527s Attempt to Appease Ney, Avoid Subpoenas

Posted February 2, 2004 at 6:29pm

Signaling the first potential break in a four-month struggle, the leaders of five Democratic-leaning soft-money organizations agreed Monday to voluntarily turn over some documents to House Administration Chairman Bob Ney (R-Ohio) outlining their activities this election cycle.

But it is unclear if the information the groups intend to provide is already available publicly, or if the gesture will stave off subpoenas Ney has threatened to issue to the organizations. The five groups plan to raise tens of millions of dollars to help elect Democratic candidates and incumbents this November.

In a letter to Ney late Monday, representatives of America Votes, America Coming Together, Democratic Senate Majority Fund, Partnership for America’s Families and the New House PAC again characterized the chairman’s probe of so-called 527 organizations “as a partisan abuse of government powers in violation of our constitutional rights.”
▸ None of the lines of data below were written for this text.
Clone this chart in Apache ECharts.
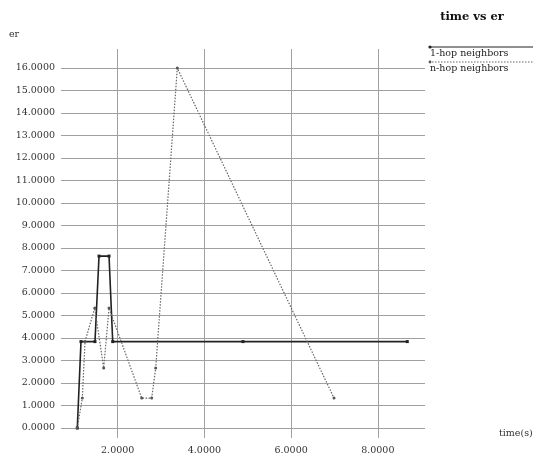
<!DOCTYPE html>
<html><head><meta charset="utf-8">
<script src="https://cdn.jsdelivr.net/npm/echarts@6/dist/echarts.min.js"></script>
<style>html,body{margin:0;padding:0;background:#fff}#c{width:533px;height:456px}</style>
</head><body><div id="c"></div>
<script>
var titleText = 'time vs er';
var yName = 'er';
var xName = 'time(s)';
var seriesNames = ['1-hop neighbors', 'n-hop neighbors'];
var hop1X = [1.068, 1.153, 1.476, 1.569, 1.80, 1.885, 4.89, 8.68];
var hop1Y = [0, 3.84, 3.84, 7.64, 7.64, 3.84, 3.84, 3.84];
var nhopX = [1.068, 1.184, 1.246, 1.47, 1.677, 1.80, 2.554, 2.784, 2.877, 3.375, 6.99];
var nhopY = [0, 1.33, 3.84, 5.33, 2.67, 5.33, 1.33, 1.33, 2.67, 16, 1.33];
var yTicks = [0,1,2,3,4,5,6,7,8,9,10,11,12,13,14,15,16];
var xTicks = [2,4,6,8];

var FONT = "'DejaVu Serif','Liberation Serif',serif";
function pairs(xs, ys){ return xs.map(function(x,i){ return [x, ys[i]]; }); }
var chart = echarts.init(document.getElementById('c'), null, {renderer:'canvas'});
chart.setOption({
  backgroundColor:'#fff',
  animation:false,
  grid:[
    {left:61, right:108, top:68, bottom:28},
    {left:117.7, right:155.2, top:49, bottom:13}
  ],
  xAxis:[
    {gridIndex:0, type:'value', min:0.692, max:9.089, show:false, splitLine:{show:false}},
    {gridIndex:1, type:'value', min:xTicks[0], max:xTicks[xTicks.length-1], interval:2,
     axisLine:{show:false}, axisTick:{show:false},
     axisLabel:{margin:8, fontFamily:FONT, fontSize:9.5, color:'#333', formatter:function(v){return v.toFixed(4);}},
     splitLine:{show:true, lineStyle:{color:'#a0a0a0', width:1}}}
  ],
  yAxis:[
    {gridIndex:0, type:'value', min:yTicks[0], max:yTicks[yTicks.length-1], interval:1,
     axisLine:{show:false}, axisTick:{show:false},
     axisLabel:{margin:6, fontFamily:FONT, fontSize:9.5, color:'#333', formatter:function(v){return v.toFixed(4);}},
     splitLine:{show:true, lineStyle:{color:'#a0a0a0', width:1}}},
    {gridIndex:1, type:'value', min:0, max:1, show:false, splitLine:{show:false}}
  ],
  graphic:[
    {type:'text', style:{text:titleText, x:472, y:17, fill:'#111', font:'bold 11.5px '+FONT, textAlign:'center', textVerticalAlign:'middle'}},
    {type:'text', style:{text:yName, x:9, y:35, fill:'#333', font:'9.5px '+FONT, textVerticalAlign:'middle'}},
    {type:'text', style:{text:xName, x:499, y:434, fill:'#333', font:'9.5px '+FONT, textVerticalAlign:'middle'}},
    {type:'line', shape:{x1:429, y1:47, x2:533, y2:47}, style:{stroke:'#222', lineWidth:1.2}},
    {type:'circle', shape:{cx:430, cy:47, r:1.6}, style:{fill:'#222'}},
    {type:'text', style:{text:seriesNames[0], x:430, y:54, fill:'#222', font:'9.5px '+FONT, textVerticalAlign:'middle'}},
    {type:'line', shape:{x1:429, y1:62, x2:533, y2:62}, style:{stroke:'#666', lineWidth:1, lineDash:[1.5,1.5]}},
    {type:'circle', shape:{cx:430, cy:62, r:1.4}, style:{fill:'#555'}},
    {type:'text', style:{text:seriesNames[1], x:430, y:69, fill:'#222', font:'9.5px '+FONT, textVerticalAlign:'middle'}}
  ],
  series:[
    {name:seriesNames[0], type:'line', xAxisIndex:0, yAxisIndex:0, data:pairs(hop1X, hop1Y),
     symbol:'rect', symbolSize:3, itemStyle:{color:'#222'}, lineStyle:{color:'#222', width:1.6}, z:3},
    {name:seriesNames[1], type:'line', xAxisIndex:0, yAxisIndex:0, data:pairs(nhopX, nhopY),
     symbol:'circle', symbolSize:3, itemStyle:{color:'#555'}, lineStyle:{color:'#666', width:1.2, type:[1.5,1.5]}, z:4}
  ]
});
</script></body></html>
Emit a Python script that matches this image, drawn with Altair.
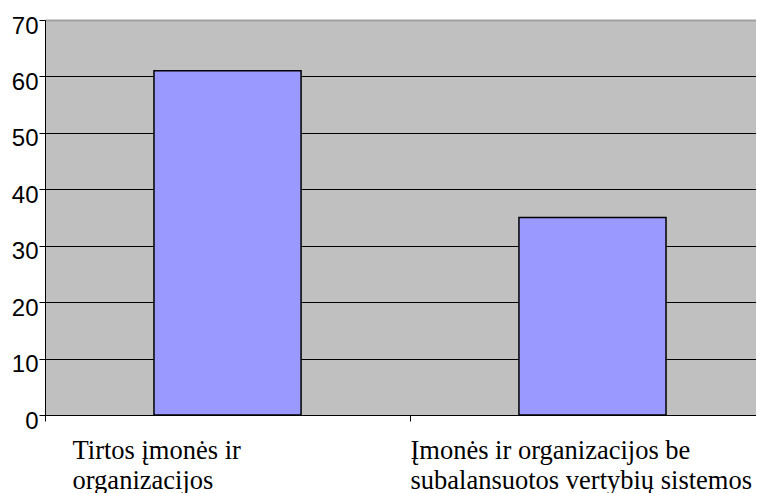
import altair as alt
import pandas as pd

categories = ["Tirtos įmonės ir\norganizacijos",
              "Įmonės ir organizacijos be\nsubalansuotos vertybių sistemos"]
values = [61, 35]
y_ticks = [0, 10, 20, 30, 40, 50, 60, 70]

df = pd.DataFrame({"category": categories, "value": values})

chart = alt.Chart(df).mark_bar(
    color="#9999ff", stroke="black", strokeWidth=1.5
).encode(
    x=alt.X(
        "category:N", sort=categories, title=None,
        scale=alt.Scale(range=[0, 730], paddingInner=0.597, paddingOuter=0.2986),
        axis=alt.Axis(
            labelAngle=0, labelAlign="left", labelBaseline="top",
            labelFont="Liberation Serif, Times New Roman, serif", labelFontSize=26.5, labelColor="black",
            labelLineHeight=30, labelPadding=16.2, labelLimit=600,
            labelExpr="split(datum.label, '\\n')",
            labelOffset={"condition": {"test": "indexof(datum.value, 'Tirtos') == 0", "value": 27}, "value": 0},
            tickSize=6, tickColor="black", tickOffset=-182.5,
            domainColor="black", grid=False,
        ),
    ),
    y=alt.Y(
        "value:Q", title=None,
        scale=alt.Scale(domain=[0, 70], nice=False),
        axis=alt.Axis(
            values=y_ticks, format="d",
            labelFont="Liberation Sans, Arial, sans-serif", labelFontSize=24, labelColor="black",
            labelPadding=1, labelOffset=6,
            tickSize=6, tickColor="black", domainColor="black",
            grid=True,
            gridColor={"condition": {"test": "datum.value == 70", "value": "#a0a0a0"}, "value": "black"},
            gridWidth={"condition": {"test": "datum.value == 70", "value": 2}, "value": 1},
        ),
    ),
).properties(
    width=711, height=395,
    padding={"left": 37, "top": 12, "right": 0, "bottom": 78},
    autosize=alt.AutoSizeParams(type="none"),
    background="white",
).configure_view(
    fill="#c0c0c0", strokeWidth=0
)

chart.save("out.html", embed_options={"renderer": "svg", "actions": False})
However, the groups did say they were assembling some documents for Ney and asked for additional time to compile their records. Ney had wanted the groups to respond to his latest attempt to gather information from the organizations by Monday. They are asking for another week to comply.

The Democratic groups have been in a slow-motion showdown with Ney since the fall, when their representatives refused to attend a Nov. 20 House Administration hearing on organizations that file under Section 527 of the federal tax code. Ney has since threatened to subpoena the heads of the five organizations, one of which is closing soon, to force them to appear, bringing heavy protests from Democrats on House Administration.

“ACT and America Votes are prepared to assist Congress in any legitimate, nonpartisan and appropriate examination of the impact of [the Bipartisan Campaign Reform Act] on the workings of our political system,” said Jim Jordan, spokesman for the two groups. “To that end, ACT and America Votes will voluntarily produce for the House Administration Committee documents and data that address legitimate questions from Congress about how we are organized and funded pursuant to federal campaign law.”

Jordan added: “We will not, however, relinquish internal communications that are, by contrast, purely strategic and political in nature and which are obviously covered by the First Amendment.”

Ney’s staff had not seen the groups’ letter at press time and had no comment.